The “problems” reported this week were the result both of normal space housekeeping and of heightened safety awareness by the space workforce — and there should be no complaints about that.
Here are the realities behind the scary headlines:
- Four new air scrubber canisters for the Russian spacesuits have been misplaced, and the crew has been given a few extra hours to look for them among the 18,000 other items currently being cataloged by a computerized inventory control system. One canister, about the size of a 1-liter soft-drink bottle, is needed for every spacewalk. Meanwhile, new canisters are already scheduled for delivery on a supply drone in April, three months before the next planned spacewalk.
- In Houston, a worker noticed unusual corrosion in a handrail fabricated for use on the station’s exterior. Closer testing showed that the handrail and an unknown quantity of others were produced at a different temperature than specified. Although the handrails installed aboard the station have already been in use by spacewalkers for five years with no signs of trouble, the safety certification for them was voided pending further analysis. That analysis should be completed by next month.
NASA officials have developed a contingency plan to address the safety concerns if they had to schedule an emergency spacewalk: If the handrails in space are found to be weaker than expected, spacewalkers would clip their safety harnesses to the stanchions at either end of a handrail, rather than to the handrail itself.
The overlooked story
Most of NASA’s press conference was devoted to details of what officials called the “very successful and rewarding” six months in orbit experienced by McArthur, 55, and Tokarev, 53, on what is obviously their last voyage in space. The crew was “a pleasure to work with,” chief flight director Sally Davis reported. “We got done all that we planned, and even more,” she said.

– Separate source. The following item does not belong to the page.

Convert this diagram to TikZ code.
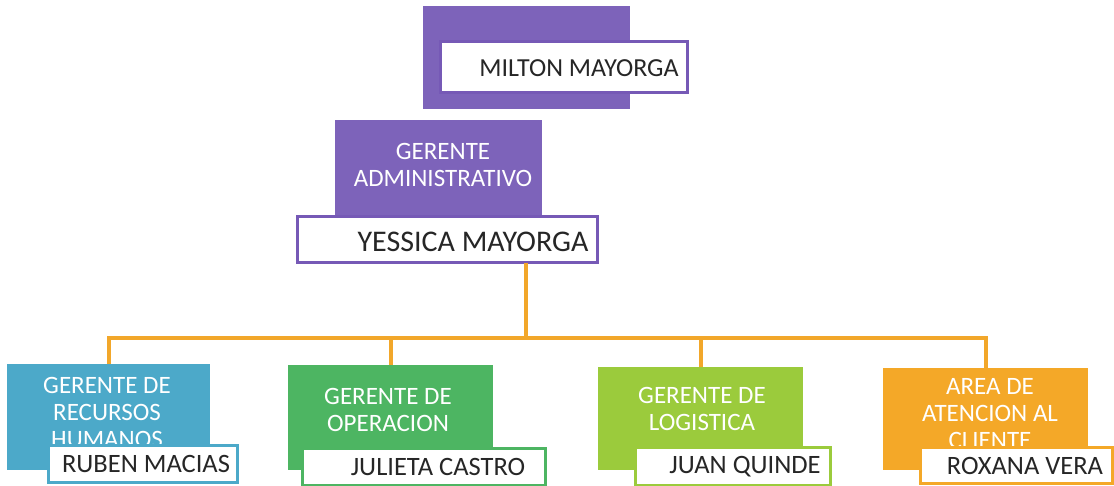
\documentclass[tikz,border=0pt]{standalone}
\usepackage{fontspec}
\setmainfont{Carlito}
\begin{document}
\begin{tikzpicture}[x=1pt,y=-1pt,
  cbox/.style={rectangle,inner sep=0pt,outer sep=0pt,draw=none},
  pbox/.style={rectangle,inner sep=0pt,outer sep=0pt,fill=white,line width=3pt},
  ttext/.style={inner sep=0pt,text=white,align=center,font=\fontsize{25}{27}\selectfont},
  ptext/.style={inner sep=0pt,text=black!85,font=\fontsize{26.5}{28}\selectfont},
  conn/.style={draw=corange,line width=4pt}]
\definecolor{cpurple}{HTML}{7D63BA}
\definecolor{cpurpleb}{HTML}{7659B6}
\definecolor{cblue}{HTML}{4CA9C9}
\definecolor{cgreen}{HTML}{4DB562}
\definecolor{clime}{HTML}{9BCB3C}
\definecolor{corangebox}{HTML}{F4A828}
\definecolor{corange}{HTML}{F2A72A}
\useasboundingbox (0,0) rectangle (1114,486);
% top
\node[cbox,fill=cpurple,minimum width=207pt,minimum height=103pt] (topb) at (526.5,57.5) {};
\node[pbox,draw=cpurpleb,minimum width=247pt,minimum height=51pt] (topn) at (563.5,67.5) {};
\node[ptext,font=\fontsize{26}{28}\selectfont] (topt) at (579,68) {MILTON MAYORGA};
% admin
\node[cbox,fill=cpurple,minimum width=207pt,minimum height=115pt] (admb) at (438.5,177.5) {};
\node[ttext] (admt) at (443,165) {GERENTE\\ADMINISTRATIVO};
\node[pbox,draw=cpurpleb,minimum width=300pt,minimum height=46pt] (yes) at (447,240) {};
\node[ptext,font=\fontsize{30}{32}\selectfont] (yest) at (473,242) {YESSICA MAYORGA};
% bottom boxes
\node[cbox,fill=cblue,minimum width=203pt,minimum height=106pt] (hr) at (108.5,417) {};
\node[ttext] (hrt) at (107,412) {GERENTE DE\\RECURSOS\\HUMANOS};
\node[pbox,draw=cblue,minimum width=189pt,minimum height=37pt] (hrn) at (142.5,463.5) {};
\node[ptext] (hrnt) at (146,464) {RUBEN MACIAS};

\node[cbox,fill=cgreen,minimum width=205pt,minimum height=105pt] (op) at (390.5,417.5) {};
\node[ttext] (opt) at (388,410) {GERENTE DE\\OPERACION};
\node[pbox,draw=cgreen,minimum width=243pt,minimum height=37pt] (opn) at (423.5,466.5) {};
\node[ptext] (opnt) at (438,467) {JULIETA CASTRO};

\node[cbox,fill=clime,minimum width=205pt,minimum height=103pt] (lg) at (700.5,418.5) {};
\node[ttext] (lgt) at (702,409) {GERENTE DE\\LOGISTICA};
\node[pbox,draw=clime,minimum width=195pt,minimum height=38pt] (lgn) at (732.5,466) {};
\node[ptext] (lgnt) at (745,467) {JUAN QUINDE};

\node[cbox,fill=corangebox,minimum width=205pt,minimum height=102pt] (cl) at (985.5,419) {};
\node[ttext] (clt) at (990,414) {AREA DE\\ATENCION AL\\CLIENTE};
\node[pbox,draw=corangebox,minimum width=192pt,minimum height=36pt] (cln) at (1016,465) {};
\node[ptext] (clnt) at (1025,466) {ROXANA VERA};

% connectors
\coordinate (j) at (526,338);
\draw[conn] (j |- yes.south) -- (j);
\draw[conn] (hr.north) |- (j) -| (cl.north);
\draw[conn] (op.north) -- (op.north |- j);
\draw[conn] (lg.north) -- (lg.north |- j);
\end{tikzpicture}
\end{document}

NASA’s mission manager for Expedition 12, Pete Hasbrook, said schedulers had planned to get seven to nine hours per week of science operations from the crew, squeezed into their heavy load of station maintenance and repair, plus two hours of daily exercise. “We achieved 13 hours a week” for scientific work, he announced.
That was mainly crew time spent to set up, adjust, observe or replace experiments, along with repairs as needed. Much of the science gear runs in automated mode — or is actually remote-controlled by ground scientists using the station’s revolutionary communications links. Out of a group of more than 100 principal investigators, three or four different scientists on Earth are usually simultaneously at work, on different experiments, day and night.
Two of the most important experiments dealt with protein crystal growth and with further investigation of human physiological adaptation to space conditions. Deputy ISS program scientist Julie Robinson gave preliminary results of both:
- A unit called PromISS (Protein Crystal Growth Monitoring by Digital Holographic Microscope for the International Space Station) had become more important during the post-Columbia grounding of the shuttle fleet because it relied less upon delivery of experimental materials to Earth than on transmission of high-resolution imagery from the processing chamber. “This is unique,” Robinson explained, “because we can look at growth while it is happening” instead of waiting for the final result for examination. The scientists do still need the final crystals back on earth for analysis — but the imagery gives a lot of extra information about process not available any other way.
- The system called FOOT, or “Foot/Ground Reaction Forces During Space Flight,” is an attempt to calibrate the actual benefit of the exercise programs used by the crew to counteract bone loss and other effects of spaceflight. “It seems the forces during exercise is perhaps only 60 percent of Earth normal,” Robinson said, suggesting this could guide the development of more effective countermeasures.